▸ SOURCE MATERIAL
● ● ● ● ● ● ●

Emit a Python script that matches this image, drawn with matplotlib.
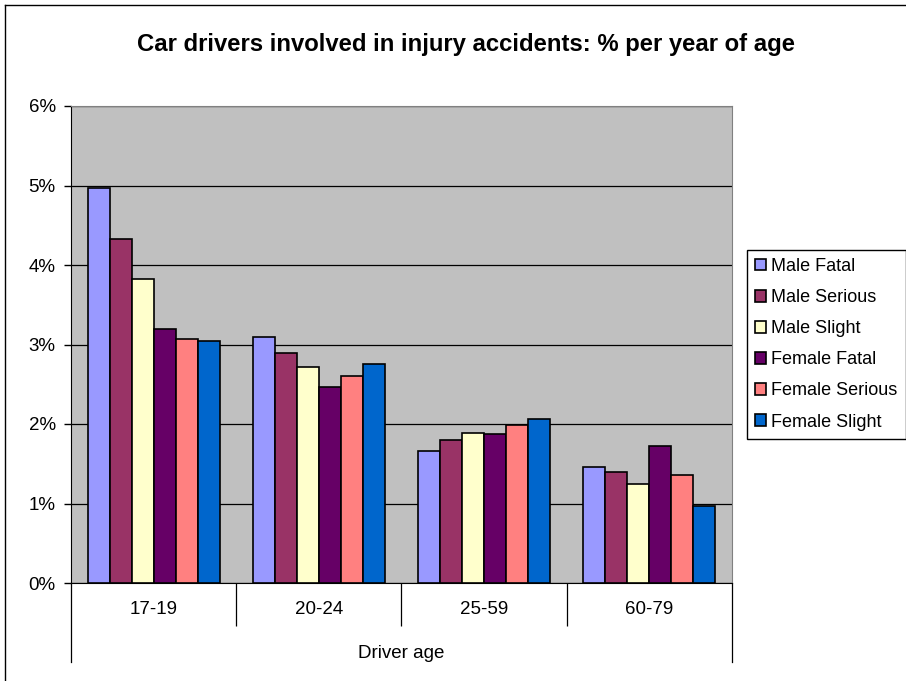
import numpy as np
import matplotlib
matplotlib.use("Agg")
import matplotlib.pyplot as plt
from matplotlib.lines import Line2D

plt.rcParams['font.family'] = ['Liberation Sans', 'DejaVu Sans']

# data (percent per year of age)
ages = ['17-19', '20-24', '25-59', '60-79']
series = ['Male Fatal', 'Male Serious', 'Male Slight',
          'Female Fatal', 'Female Serious', 'Female Slight']
male_fatal = [4.97, 3.09, 1.66, 1.46]
male_serious = [4.33, 2.89, 1.80, 1.39]
male_slight = [3.83, 2.72, 1.89, 1.25]
female_fatal = [3.19, 2.47, 1.87, 1.72]
female_serious = [3.07, 2.60, 1.99, 1.36]
female_slight = [3.05, 2.75, 2.06, 0.97]
colours = ['#9999FF', '#993366', '#FFFFCC', '#660066', '#FF8080', '#0066CC']

values = [male_fatal, male_serious, male_slight,
          female_fatal, female_serious, female_slight]

W, H = 906, 681
fig = plt.figure(figsize=(W / 100, H / 100), dpi=100)
ax = fig.add_axes([71 / W, 1 - 583 / H, (732 - 71) / W, (583 - 106) / H])
ax.set_facecolor('#C0C0C0')

n = len(series)
bw = 1 / (n + 1.5)
x = np.arange(len(ages))
for i, (name, vals, c) in enumerate(zip(series, values, colours)):
    ax.bar(x + (i - (n - 1) / 2) * bw, vals, bw, color=c, edgecolor='black',
           linewidth=1.2, label=name, zorder=3)

ax.set_xlim(-0.5, len(ages) - 0.5)
ax.set_ylim(0, 6)
ax.set_yticks(range(7))
ax.set_yticklabels([f'{v}%' for v in range(7)], fontsize=13.5)
ax.yaxis.grid(True, color='black', linewidth=0.9, zorder=1)
ax.set_axisbelow(True)
ax.tick_params(axis='y', length=5, width=1, pad=6)

# category labels and separators
ax.set_xticks(x)
ax.set_xticklabels(ages, fontsize=13.5)
ax.tick_params(axis='x', length=0, pad=13)
ax.set_xticks(np.arange(0.5, len(ages) - 1, 1), minor=True)
ax.tick_params(axis='x', which='minor', length=31, width=0.9, color='black')
for xe in (-0.5, len(ages) - 0.5):
    ax.plot([xe, xe], [0, -0.165], transform=ax.get_xaxis_transform(),
            color='black', linewidth=0.9, clip_on=False)
ax.set_xlabel('Driver age', fontsize=13.5, labelpad=10)

for s in ('top', 'right'):
    ax.spines[s].set_color('#808080')
ax.spines['left'].set_color('black')
ax.spines['bottom'].set_color('black')

ax.legend(loc='upper left', bbox_to_anchor=(747 / W, 1 - 250 / H),
          bbox_transform=fig.transFigure, fontsize=13, frameon=True,
          fancybox=False, edgecolor='black', framealpha=1,
          handlelength=0.6, handleheight=0.6, handletextpad=0.3,
          labelspacing=0.78, borderpad=0.45, borderaxespad=0)

fig.text(466 / W, 1 - 44 / H, 'Car drivers involved in injury accidents: % per year of age',
         ha='center', va='center', fontsize=17.2, fontweight='bold')

# chart frame
fig.add_artist(Line2D([5 / W, 5 / W], [0, 1 - 5 / H], color='black', linewidth=1))
fig.add_artist(Line2D([5 / W, 1], [1 - 5 / H, 1 - 5 / H], color='black', linewidth=1))

fig.savefig('out.png', dpi=100)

● ● ● ● ● ● ●

▸ TASK DIRECTIONS
Return only the lines running from the top of the data to the line that holds "ax.tick_params(axis='y', length=5, width=1, pad=6)". Include both of those lines, but skip the pictures.

▸ OUTPUT OF THE EXERCISE
Emit a Python script that matches this image, drawn with matplotlib.
import numpy as np
import matplotlib
matplotlib.use("Agg")
import matplotlib.pyplot as plt
from matplotlib.lines import Line2D

plt.rcParams['font.family'] = ['Liberation Sans', 'DejaVu Sans']

# data (percent per year of age)
ages = ['17-19', '20-24', '25-59', '60-79']
series = ['Male Fatal', 'Male Serious', 'Male Slight',
          'Female Fatal', 'Female Serious', 'Female Slight']
male_fatal = [4.97, 3.09, 1.66, 1.46]
male_serious = [4.33, 2.89, 1.80, 1.39]
male_slight = [3.83, 2.72, 1.89, 1.25]
female_fatal = [3.19, 2.47, 1.87, 1.72]
female_serious = [3.07, 2.60, 1.99, 1.36]
female_slight = [3.05, 2.75, 2.06, 0.97]
colours = ['#9999FF', '#993366', '#FFFFCC', '#660066', '#FF8080', '#0066CC']

values = [male_fatal, male_serious, male_slight,
          female_fatal, female_serious, female_slight]

W, H = 906, 681
fig = plt.figure(figsize=(W / 100, H / 100), dpi=100)
ax = fig.add_axes([71 / W, 1 - 583 / H, (732 - 71) / W, (583 - 106) / H])
ax.set_facecolor('#C0C0C0')

n = len(series)
bw = 1 / (n + 1.5)
x = np.arange(len(ages))
for i, (name, vals, c) in enumerate(zip(series, values, colours)):
    ax.bar(x + (i - (n - 1) / 2) * bw, vals, bw, color=c, edgecolor='black',
           linewidth=1.2, label=name, zorder=3)

ax.set_xlim(-0.5, len(ages) - 0.5)
ax.set_ylim(0, 6)
ax.set_yticks(range(7))
ax.set_yticklabels([f'{v}%' for v in range(7)], fontsize=13.5)
ax.yaxis.grid(True, color='black', linewidth=0.9, zorder=1)
ax.set_axisbelow(True)
ax.tick_params(axis='y', length=5, width=1, pad=6)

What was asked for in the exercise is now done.